T
here’s fastback Mustangs, there’s tight pants, there’s Afros, there’s
ancient Dutch farmers walking along with palsy . . . it’s the human
comedy,” says Paul Petraitis. He’s describing the 45 minutes of film he and
John McNaughton shot in 1970 in their south-side neighborhood of Roseland
and have recently started digitizing. “Fifty years in production and we
just started last Thursday,” their editor, Bob Brandel, jokes. These 45
minutes will be the centerpiece of a documentary the three old friends hope
will explore Chicago’s history and culture and the way race and economics
have affected the city.



“It wasn’t just a neighborhood like all the others,” Brandel recalls. “It
was like a small, cohesive, self-sustaining town, but still Chicago.

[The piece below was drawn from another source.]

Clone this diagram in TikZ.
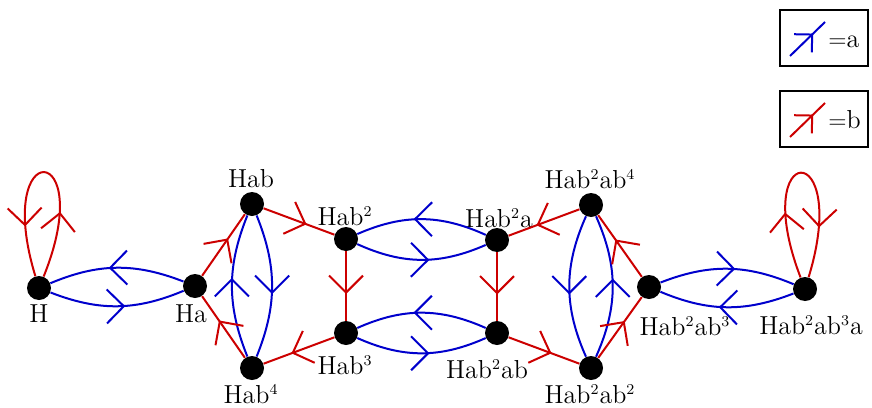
\documentclass[tikz,border=0pt]{standalone}
\usetikzlibrary{arrows.meta,decorations.markings}
\definecolor{ablue}{RGB}{0,0,204}
\definecolor{bred}{RGB}{204,0,0}
\newcommand\supr[1]{\textsuperscript{\fontsize{7.5}{8}\selectfont #1}}
\begin{document}
\begin{tikzpicture}[x=0.5pt,y=0.5pt,
  font=\fontsize{13}{15}\selectfont,
  >={Straight Barb[length=8.5pt,width=17pt,sharp]},
  dot/.style={circle,fill=black,minimum size=12pt,inner sep=0pt},
  lbl/.style={inner sep=0pt,anchor=base},
  edge/.style={line width=1pt},
  mid/.style={postaction={decorate,decoration={markings,
      mark=at position 0.5 with {\arrow[xshift=4pt]{>}}}}},
  loopmarks/.style={postaction={decorate,decoration={markings,
      mark=at position 0.26 with {\arrow[xshift=4pt]{>}},
      mark=at position 0.74 with {\arrow[xshift=4pt]{>}}}}},
  legbox/.style={draw,line width=1pt,minimum width=44pt,minimum height=28pt,inner sep=0pt},
  legmark/.style={postaction={decorate,decoration={markings,
      mark=at position 0.66 with {\arrow{Straight Barb[length=6.3pt,width=12.7pt,sharp]}}}}}]
\useasboundingbox (0,0) rectangle (872,-407);

% vertices
\node[dot] (H) at (39,-288) {};
\node[dot] (Ha) at (195,-286) {};
\node[dot] (Hab) at (252,-204) {};
\node[dot] (Hab4) at (252,-368) {};
\node[dot] (Hab2) at (346,-239) {};
\node[dot] (Hab3) at (346,-333) {};
\node[dot] (Hab2a) at (497,-240) {};
\node[dot] (Hab2ab) at (497,-333) {};
\node[dot] (Hab2ab4) at (591,-205) {};
\node[dot] (Hab2ab2) at (591,-368) {};
\node[dot] (Hab2ab3) at (649,-287) {};
\node[dot] (Hab2ab3a) at (805,-289) {};

% labels
\node[lbl] (lH) at (39,-322) {H};
\node[lbl] (lHa) at (191,-322) {Ha};
\node[lbl] (lHab) at (251,-187) {Hab};
\node[lbl] (lHab4) at (251,-403) {Hab\supr{4}};
\node[lbl] (lHab2) at (345,-225) {Hab\supr{2}};
\node[lbl] (lHab3) at (345,-374) {Hab\supr{3}};
\node[lbl] (lHab2a) at (499,-227) {Hab\supr{2}a};
\node[lbl] (lHab2ab) at (487,-378) {Hab\supr{2}ab};
\node[lbl] (lHab2ab4) at (590,-188) {Hab\supr{2}ab\supr{4}};
\node[lbl] (lHab2ab2) at (590,-403) {Hab\supr{2}ab\supr{2}};
\node[lbl] (lHab2ab3) at (685,-335) {Hab\supr{2}ab\supr{3}};
\node[lbl] (lHab2ab3a) at (811,-334) {Hab\supr{2}ab\supr{3}a};

% a-edges (blue)
\begin{scope}[ablue,edge]
\draw[mid] (H) to[bend right=22] (Ha);
\draw[mid] (Ha) to[bend right=22] (H);
\draw[mid] (Hab4) to[bend left=22] (Hab);
\draw[mid] (Hab) to[bend left=22] (Hab4);
\draw[mid] (Hab2a) to[bend right=24] (Hab2);
\draw[mid] (Hab2) to[bend right=24] (Hab2a);
\draw[mid] (Hab2ab) to[bend right=24] (Hab3);
\draw[mid] (Hab3) to[bend right=24] (Hab2ab);
\draw[mid] (Hab2ab4) to[bend right=24] (Hab2ab2);
\draw[mid] (Hab2ab2) to[bend right=24] (Hab2ab4);
\draw[mid] (Hab2ab3) to[bend left=22] (Hab2ab3a);
\draw[mid] (Hab2ab3a) to[bend left=22] (Hab2ab3);
\end{scope}

% b-edges (red)
\begin{scope}[bred,edge]
\draw[loopmarks] (H) .. controls +(68:80pt) and +(107:80pt) .. (H);
\draw[mid] (Ha) -- (Hab);
\draw[mid] (Hab4) -- (Ha);
\draw[mid] (Hab) -- (Hab2);
\draw[mid] (Hab2) -- (Hab3);
\draw[mid] (Hab3) -- (Hab4);
\draw[mid] (Hab2a) -- (Hab2ab);
\draw[mid] (Hab2ab4) -- (Hab2a);
\draw[mid] (Hab2ab) -- (Hab2ab2);
\draw[mid] (Hab2ab2) -- (Hab2ab3);
\draw[mid] (Hab2ab3) -- (Hab2ab4);
\draw[loopmarks] (Hab2ab3a) .. controls +(111:80pt) and +(73:80pt) .. (Hab2ab3a);
\end{scope}

% legend
\node[legbox] (legA) at (824,-38) {};
\coordinate (la1) at (790,-56);
\coordinate (la2) at (825,-22);
\draw[ablue,edge,legmark] (la1) -- (la2);
\node[inner sep=0pt,anchor=base west] (ta) at (828,-47) {$=$a};

\node[legbox] (legB) at (824,-119) {};
\coordinate (lb1) at (790,-137);
\coordinate (lb2) at (825,-103);
\draw[bred,edge,legmark] (lb1) -- (lb2);
\node[inner sep=0pt,anchor=base west] (tb) at (828,-128) {$=$b};
\end{tikzpicture}
\end{document}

It had
everything needed, everybody knew everybody, most everybody grew up there,
and all identified with Roseland—unified in a way, even though the
assortment of different nationalities would rival Queens, New York, today.
In fact, I can’t remember street gangs of one nationality because everybody
you turned to was from somewhere else. I guess that’s America. Or was.”



They didn’t realize any of that, though, when they shot the footage of Old
Fashioned Days in 1970. McNaughton was studying TV production and still
photography at Columbia, while Petraitis was studying photography at IIT.
Their weeklong shoot was done as a final project for Charles Sharpe’s IIT
film class. Their crew also included a third cameraman, Bruce Quist. They
shot on the 16mm Bolex that Petraitis’s father had given him as a high
school graduation present, along with a variety of 35mm still cameras. They
also added a few scenes on a Super 8. Petraitis and McNaughton had no
larger purpose or narrative in mind at the time. They just knew that the
streets were teeming with life and characters of all kinds and that they
were bound to capture something of the flavor of where they grew up.
Perhaps that’s why they’ve sat on the footage all these many years. It’s
taken them most of a lifetime to begin to see the beginnings of a story
emerge from this document of their youth.